Usually, unless you have location turned off in your devices settings, Google can tell where you are located. Google uses your location to determine what it thinks the best results are for you. So if you are searching  for driving lessons from within your local area, it may give different results to if you are searching from further away.  Someone searching “driving lessons” in your area may see your site come up on page one, but if they are searching from 50 miles away your site may not feature in the first 10 pages!

3.  AI (Artificial Intelligence)

Since 2018 Google has been using AI to try to predict what the person searching’s intention is. This will be based on a while load of things like what they just searched for, whether Google thinks they are researching or buying or looking for contact details.

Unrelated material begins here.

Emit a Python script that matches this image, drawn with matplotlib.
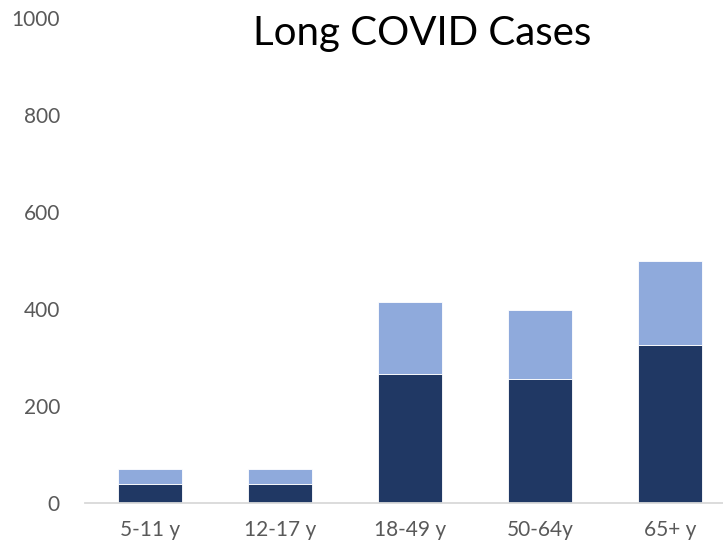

So sometimes your site may rank highly for someone who has already been to your site because Google thinks you are looking for the same details as before. But sometimes it may rank your site lowly because it thinks your site is not what the person is searching for because you are still searching.

3.  Google login and cookies

If you are logged in to Google (and sometimes even if you are not) Google will personalise your search results. So again it may give one person different results to the person doing the same search standing right next to them. This could mean a site you have visited before ranks higher because Google thinks that that may be what you are searching for. Or theoretically Google could think that because you have visited that site before and then quickly clicked away that you are not interested in that site and so give it a lower ranking when you search.

4. Your device

Google can give different  search results depending on your device type (mobile or desktop) and even different browsers may display different results.

Conclusion

Although as short hand we may speak of rank positioning, in fact as we can see above it is very fluid. Google tries to guess the intention of the individual user rather than just giving the same fixed results to everyone.

To get the most neutral results to check your search position you should ensure that you are entirely logged out of all Google services and that all cookies and cache are completely cleared from your device if you are looking for anything like a clear indication of your search position.